Make no mistake, I want to get back to church too. I want to see all of you, be with all of you, and experience face-to-face worship. Without fear. But for now, we remain cautious. We are all doing our part not to spread the coronavirus in our communities. We worship at a distance, either digitally or from 10 feet away in our churches. In person communion, for now, seems to be off the table. And probably for quite some time.

So, we do the best we can. We live in today’s circumstance and hope for tomorrow. We try to cultivate our patience rather than our hurry or worry or the “I just don’t care anymore” attitude that comes so easily these days. What some people are calling COVID fatigue.

There is quite a theological debate happening right now about whether you can have “virtual” communion or not. This is when a minister or pastor blesses and breaks bread in “real time” at home, while you have your own bread in your home. Some say it doesn’t count. Some say it does. This is debate I will leave to theologians and denominations to have.

The point is, as we find new ways to worship and come together, we may find new ways to break bread with one another as well. New ways to connect, celebrate and care for one another as the body of Christ. And we must. Because we are the church. Right now, in our homes. Right now, in the world.

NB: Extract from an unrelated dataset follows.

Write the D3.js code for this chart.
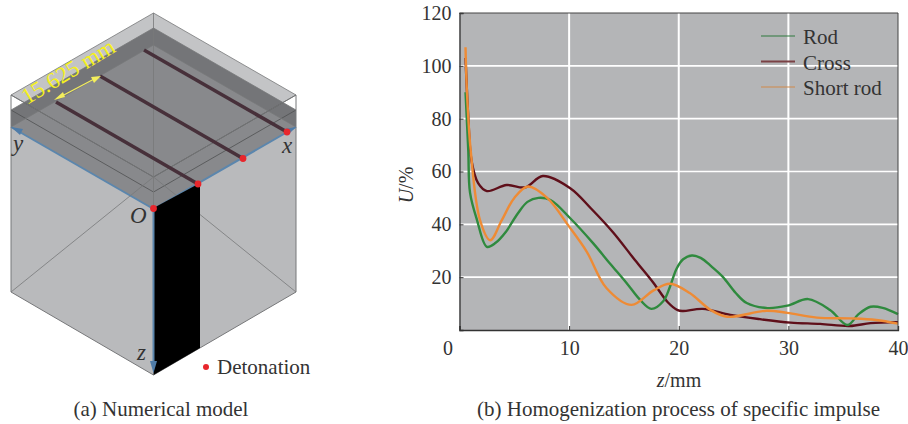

We have confused worshiping together with a particular group of people as “the church.” We thought that meeting in a special building made us “church.” But it doesn’t. Because we, in the present circumstances of our lives, are the church. Right now. Right here.

And we are still called to care for one another. To love one another. To be the hands and feet and living body of Jesus in the world. Even if we are asked to do so from 6 feet away. Or in masks. Or on our computers and from our phones.

This weekend, my husband and I met another couple for dinner at a park. The weather was glorious. We sanitized the picnic table. We sat 6 feet apart. We brought our own food. But we laughed together. We gossiped. We shared our lives. We fed a squirrel. I truly believe that God was present among us and between us. In the sharing. In the breaking of the bread. In that togetherness.

So to with you. So too with all of us. So long as we are looking for it. So long as we are reaching toward it. So long as we continue to pray for and bless and love one another.